DIRECTIONS FOR THIS TASK
Without including any pictures, write out all the entries exactly.

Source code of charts
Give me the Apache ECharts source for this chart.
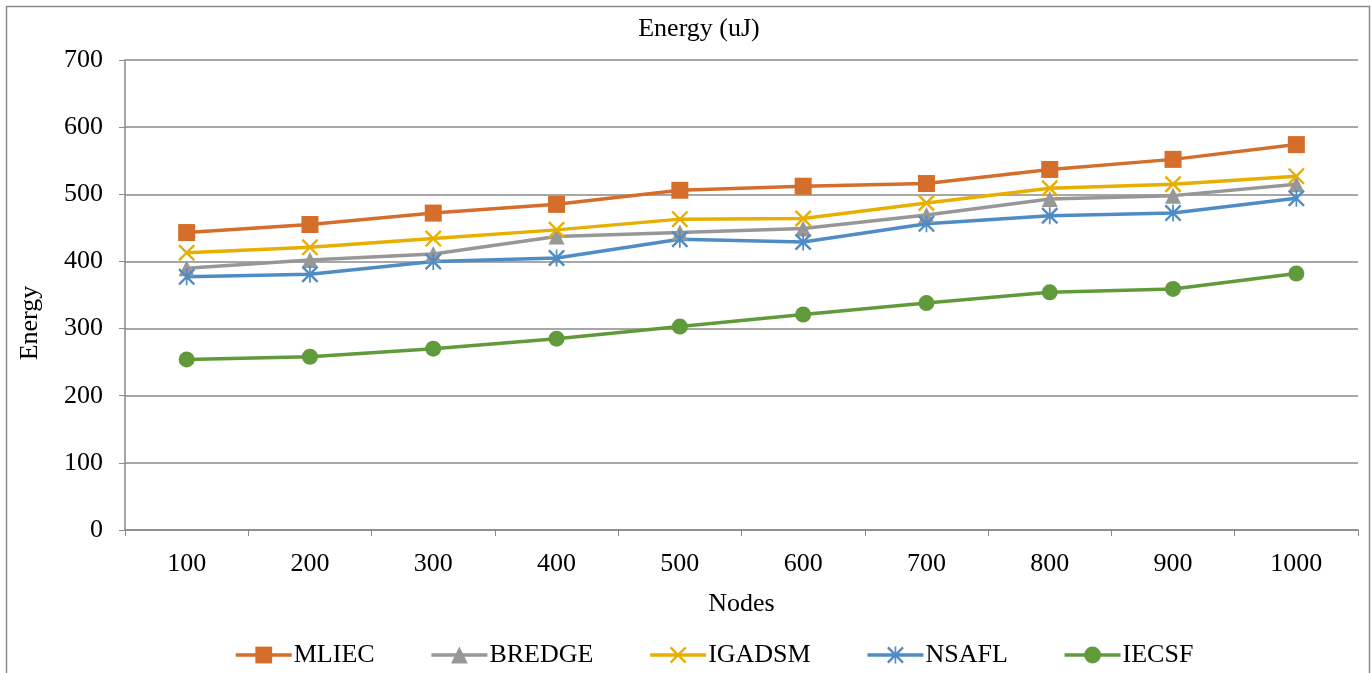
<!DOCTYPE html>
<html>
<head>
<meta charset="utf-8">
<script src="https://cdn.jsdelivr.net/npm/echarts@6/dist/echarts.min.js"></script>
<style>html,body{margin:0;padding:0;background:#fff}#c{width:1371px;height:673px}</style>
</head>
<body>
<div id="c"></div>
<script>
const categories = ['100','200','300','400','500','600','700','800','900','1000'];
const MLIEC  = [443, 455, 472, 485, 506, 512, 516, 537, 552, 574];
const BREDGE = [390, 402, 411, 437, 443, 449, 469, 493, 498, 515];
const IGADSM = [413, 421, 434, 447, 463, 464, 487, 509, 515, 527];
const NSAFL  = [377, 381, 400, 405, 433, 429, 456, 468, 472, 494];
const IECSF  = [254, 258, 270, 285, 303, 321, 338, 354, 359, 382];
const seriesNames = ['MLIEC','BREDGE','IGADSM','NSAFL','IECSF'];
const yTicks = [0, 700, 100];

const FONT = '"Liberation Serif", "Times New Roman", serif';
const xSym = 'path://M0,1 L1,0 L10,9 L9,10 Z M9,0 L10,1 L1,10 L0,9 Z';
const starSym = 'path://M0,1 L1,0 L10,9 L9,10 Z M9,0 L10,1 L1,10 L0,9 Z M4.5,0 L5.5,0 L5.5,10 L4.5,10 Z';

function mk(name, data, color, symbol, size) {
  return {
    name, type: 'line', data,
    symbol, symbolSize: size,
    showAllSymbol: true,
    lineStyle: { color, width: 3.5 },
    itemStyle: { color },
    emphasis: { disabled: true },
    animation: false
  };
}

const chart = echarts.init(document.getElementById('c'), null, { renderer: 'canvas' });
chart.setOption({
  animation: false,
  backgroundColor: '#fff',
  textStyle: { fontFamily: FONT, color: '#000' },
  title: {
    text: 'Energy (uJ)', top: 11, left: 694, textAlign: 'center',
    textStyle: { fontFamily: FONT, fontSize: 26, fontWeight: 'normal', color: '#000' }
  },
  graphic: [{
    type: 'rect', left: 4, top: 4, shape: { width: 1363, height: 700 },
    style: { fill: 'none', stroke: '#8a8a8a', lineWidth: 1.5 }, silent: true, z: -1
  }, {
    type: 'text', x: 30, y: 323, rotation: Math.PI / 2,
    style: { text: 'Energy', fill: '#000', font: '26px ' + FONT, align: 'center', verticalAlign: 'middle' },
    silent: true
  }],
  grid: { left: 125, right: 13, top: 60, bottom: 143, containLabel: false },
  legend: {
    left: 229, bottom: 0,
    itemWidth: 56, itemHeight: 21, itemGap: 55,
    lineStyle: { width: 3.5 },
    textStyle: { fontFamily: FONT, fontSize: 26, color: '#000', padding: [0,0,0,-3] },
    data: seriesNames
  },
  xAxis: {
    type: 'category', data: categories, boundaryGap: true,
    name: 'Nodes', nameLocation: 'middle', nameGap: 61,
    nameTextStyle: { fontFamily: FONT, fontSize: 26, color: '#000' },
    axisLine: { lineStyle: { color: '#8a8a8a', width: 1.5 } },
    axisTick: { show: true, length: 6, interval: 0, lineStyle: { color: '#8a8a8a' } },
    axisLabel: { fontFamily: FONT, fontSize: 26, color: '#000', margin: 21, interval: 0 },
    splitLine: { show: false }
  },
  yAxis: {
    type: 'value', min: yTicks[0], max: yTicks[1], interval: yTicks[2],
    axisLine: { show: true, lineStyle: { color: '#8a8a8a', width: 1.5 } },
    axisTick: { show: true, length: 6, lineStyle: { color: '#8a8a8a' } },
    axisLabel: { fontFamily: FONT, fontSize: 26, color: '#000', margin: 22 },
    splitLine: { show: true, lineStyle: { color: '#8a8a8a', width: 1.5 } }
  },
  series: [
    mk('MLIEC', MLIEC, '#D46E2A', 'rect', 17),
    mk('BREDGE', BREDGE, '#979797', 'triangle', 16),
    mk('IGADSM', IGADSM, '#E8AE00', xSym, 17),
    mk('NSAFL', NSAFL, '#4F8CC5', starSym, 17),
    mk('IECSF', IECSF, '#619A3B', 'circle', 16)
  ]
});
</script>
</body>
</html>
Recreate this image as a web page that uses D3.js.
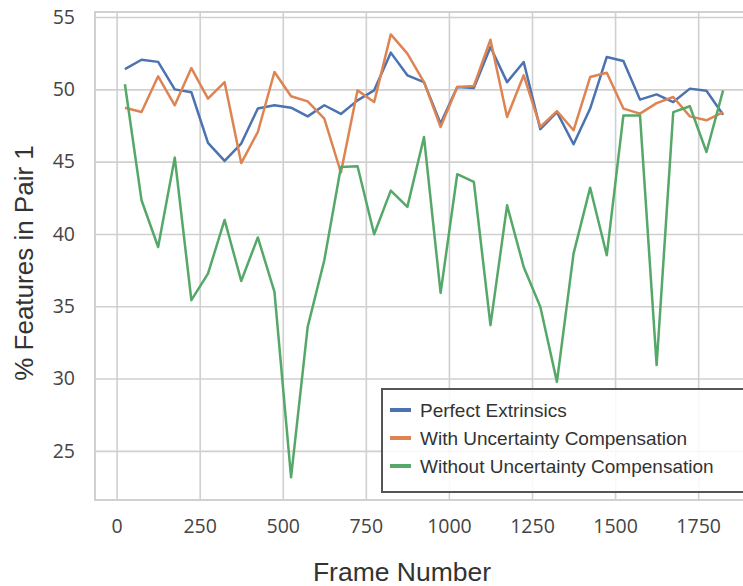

FULL ANSWER
Give me the Apache ECharts source for this chart.
<!DOCTYPE html>
<html>
<head>
<meta charset="utf-8">
<script src="https://cdn.jsdelivr.net/npm/echarts@6/dist/echarts.min.js"></script>
<style>html,body{margin:0;padding:0;background:#fff}#c{width:1371px;height:673px}</style>
</head>
<body>
<div id="c"></div>
<script>
const categories = ['100','200','300','400','500','600','700','800','900','1000'];
const MLIEC  = [443, 455, 472, 485, 506, 512, 516, 537, 552, 574];
const BREDGE = [390, 402, 411, 437, 443, 449, 469, 493, 498, 515];
const IGADSM = [413, 421, 434, 447, 463, 464, 487, 509, 515, 527];
const NSAFL  = [377, 381, 400, 405, 433, 429, 456, 468, 472, 494];
const IECSF  = [254, 258, 270, 285, 303, 321, 338, 354, 359, 382];
const seriesNames = ['MLIEC','BREDGE','IGADSM','NSAFL','IECSF'];
const yTicks = [0, 700, 100];

const FONT = '"Liberation Serif", "Times New Roman", serif';
const xSym = 'path://M0,1 L1,0 L10,9 L9,10 Z M9,0 L10,1 L1,10 L0,9 Z';
const starSym = 'path://M0,1 L1,0 L10,9 L9,10 Z M9,0 L10,1 L1,10 L0,9 Z M4.5,0 L5.5,0 L5.5,10 L4.5,10 Z';

function mk(name, data, color, symbol, size) {
  return {
    name, type: 'line', data,
    symbol, symbolSize: size,
    showAllSymbol: true,
    lineStyle: { color, width: 3.5 },
    itemStyle: { color },
    emphasis: { disabled: true },
    animation: false
  };
}

const chart = echarts.init(document.getElementById('c'), null, { renderer: 'canvas' });
chart.setOption({
  animation: false,
  backgroundColor: '#fff',
  textStyle: { fontFamily: FONT, color: '#000' },
  title: {
    text: 'Energy (uJ)', top: 11, left: 694, textAlign: 'center',
    textStyle: { fontFamily: FONT, fontSize: 26, fontWeight: 'normal', color: '#000' }
  },
  graphic: [{
    type: 'rect', left: 4, top: 4, shape: { width: 1363, height: 700 },
    style: { fill: 'none', stroke: '#8a8a8a', lineWidth: 1.5 }, silent: true, z: -1
  }, {
    type: 'text', x: 30, y: 323, rotation: Math.PI / 2,
    style: { text: 'Energy', fill: '#000', font: '26px ' + FONT, align: 'center', verticalAlign: 'middle' },
    silent: true
  }],
  grid: { left: 125, right: 13, top: 60, bottom: 143, containLabel: false },
  legend: {
    left: 229, bottom: 0,
    itemWidth: 56, itemHeight: 21, itemGap: 55,
    lineStyle: { width: 3.5 },
    textStyle: { fontFamily: FONT, fontSize: 26, color: '#000', padding: [0,0,0,-3] },
    data: seriesNames
  },
  xAxis: {
    type: 'category', data: categories, boundaryGap: true,
    name: 'Nodes', nameLocation: 'middle', nameGap: 61,
    nameTextStyle: { fontFamily: FONT, fontSize: 26, color: '#000' },
    axisLine: { lineStyle: { color: '#8a8a8a', width: 1.5 } },
    axisTick: { show: true, length: 6, interval: 0, lineStyle: { color: '#8a8a8a' } },
    axisLabel: { fontFamily: FONT, fontSize: 26, color: '#000', margin: 21, interval: 0 },
    splitLine: { show: false }
  },
  yAxis: {
    type: 'value', min: yTicks[0], max: yTicks[1], interval: yTicks[2],
    axisLine: { show: true, lineStyle: { color: '#8a8a8a', width: 1.5 } },
    axisTick: { show: true, length: 6, lineStyle: { color: '#8a8a8a' } },
    axisLabel: { fontFamily: FONT, fontSize: 26, color: '#000', margin: 22 },
    splitLine: { show: true, lineStyle: { color: '#8a8a8a', width: 1.5 } }
  },
  series: [
    mk('MLIEC', MLIEC, '#D46E2A', 'rect', 17),
    mk('BREDGE', BREDGE, '#979797', 'triangle', 16),
    mk('IGADSM', IGADSM, '#E8AE00', xSym, 17),
    mk('NSAFL', NSAFL, '#4F8CC5', starSym, 17),
    mk('IECSF', IECSF, '#619A3B', 'circle', 16)
  ]
});
</script>
</body>
</html>
Recreate this image as a web page that uses D3.js.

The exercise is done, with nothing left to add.